In opposition, Plaintiff argues that Defendant made an express warranty regarding he Vehicle.

 

An existing transferable manufacturer express warranty does not trigger application of Song-Beverly for a used vehicle; rather, as noted above, to trigger application of Song-Beverly for a retail seller of used goods, the seller must be the issuer of an express warranty.

 

            In particular, Plaintiff – citing Reveles v. Toyota by the Bay (1997) 57 Cal.App.4th 1139 – argues the service contract with Defendant Cerritos Nissan created an express warranty.

 

            In Reveles, the Court explained that a vehicle service agreement can qualify as a warranty if it unquestionably requires the dealer to “preserve or maintain the utility or performance” of the used vehicle for a specified period of time. (Reveles v. Toyota by the Bay (1997) 57 Cal.App.4th 1139,1156.)

 

Plaintiff’s argument is unpersuasive; Plaintiff misstates the law and Plaintiff’s evidence does not support the existence of an express warranty by Defendant.

 

This exact proposition in Reveles was overruled in Gavaldon v. DaimlerChrysler Corp. (2004) 32 Cal.4th 1246, 1261. In that case, our Supreme Court expressly “disapprove[d] of [Reveles] conclusion that a service contract is a type of express warranty under the Song–Beverly Act.” (Id. at p. 1261.) In Gavaldon the Court found that unless they make reference to themselves as warranties or guarantees, service contracts, such as the one Plaintiff purchased from Defendant, are not covered by Song-Beverly.

 

Here, Plaintiff presents no evidence that Defendant made any express warranty.

 

The act defines an express warranty, in pertinent part, as “[a] written statement arising out of a sale to the consumer of a consumer good pursuant to which the manufacturer, distributor, or retailer undertakes to preserve or maintain the utility or performance of the consumer good or provide compensation if there is a failure in utility or performance ....” (Civ.

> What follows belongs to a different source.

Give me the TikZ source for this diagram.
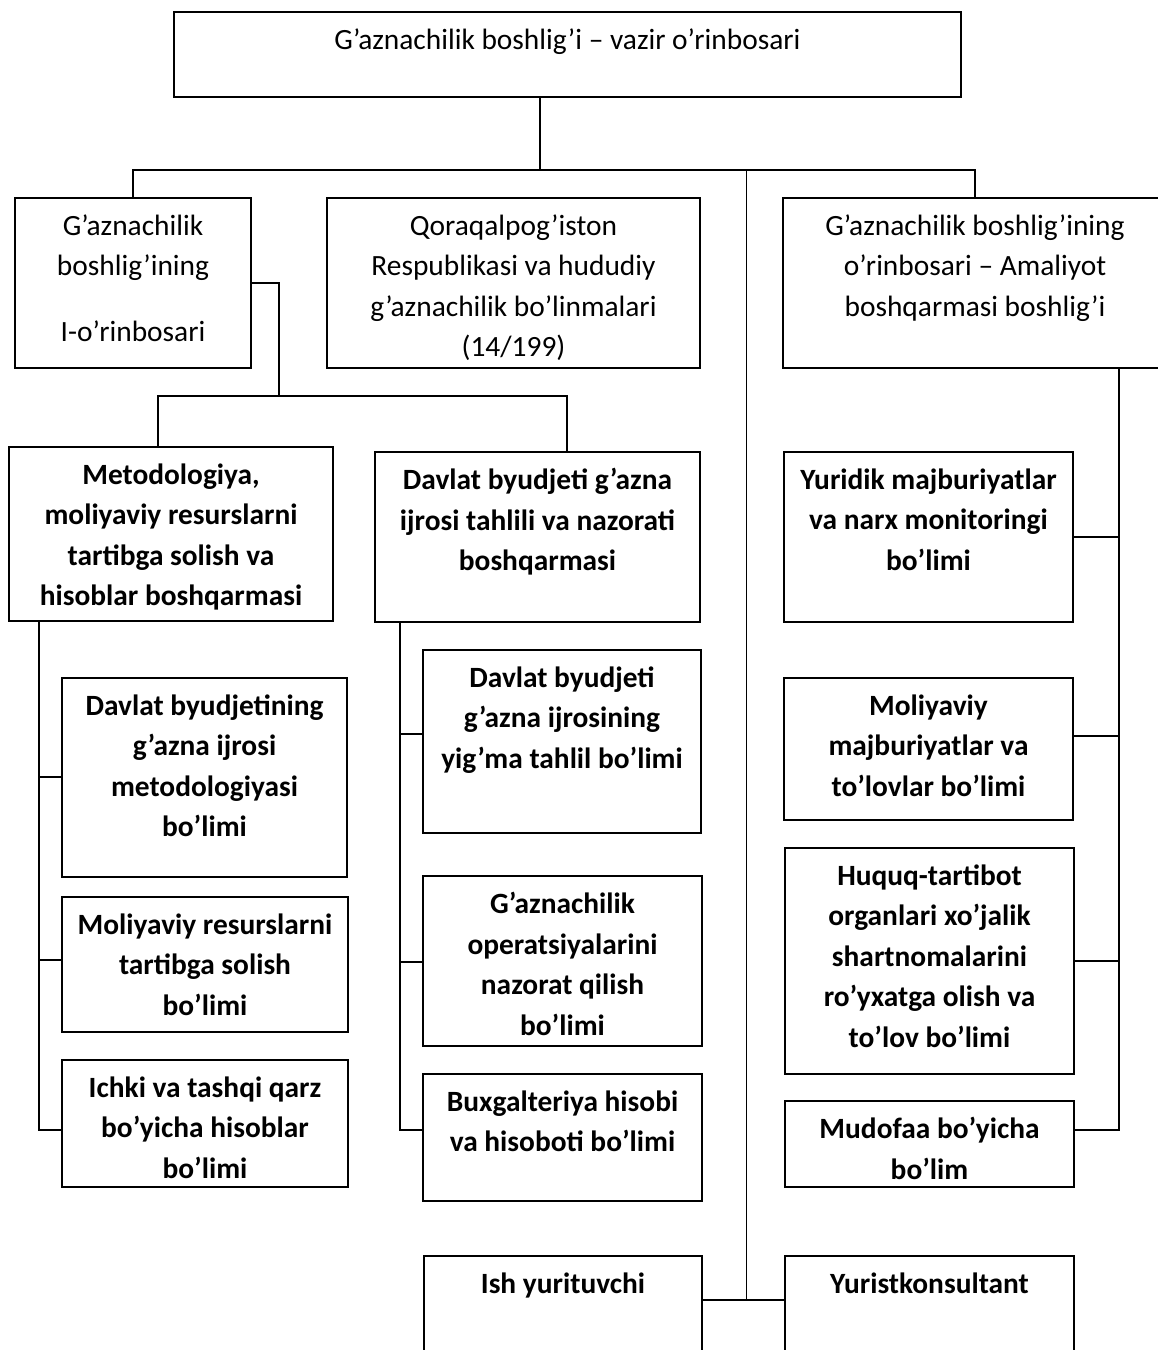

Code, § 1791.2, subd. (a)(1).)

Plaintiff’s deposition testimony states that he purchased an “extended warranty.” (PSS 13 [Baker Depo. 43:23-24].) The underlying evidence however was a representation by Defendant’s salesperson who allegedly told him he was “fully covered under the manufacturer warranty and the extended warranty.” (PSS 13 [Baker Depo., 47:12-14].) The Separate Statement makes clear that the so-called “extended warranty” was a “service contract.” (PSS 13-14.) The only specific language that Plaintiff points to in the service contract was that the Buyer’s Guide has the box next to the SERVICE CONTRACT checked off and says: “If you buy a service contract within 90 days of your purchase of this vehicle, implied warranties under your state’s laws may give you additional rights.” (PAF 39.) This language does not create an express warranty as to the condition of the Vehicle. Rather, it merely advies that some unidentified state law “may” create an implied warranty.   

 

Lastly, Plaintiff testified that Defendant’s salesperson told him “[if] [he] ever had any problems we stand behind our cars and you know you can bring it in for service, but it’s under warranty, you’re covered from – the front to the back, both with the manufacturer and the [Service Contract] Extended Warranty that [he] purchased.” (PSS 13.)

 

This oral statement does not meet he definition of an “express warranty” under the statute. Further, although “formal words are not required in order to create an express warranty” “statements of value, opinion, or commendation do not create a warranty.” (Keith v. Buchanan (1985) 173 Cal.App.3d 13, 19–20.)

 

The motion for summary adjudication of the Song-Beverly cause of action is granted.

 

Conclusion

 

            The motion for summary adjudication of the first and fifth causes of action is granted.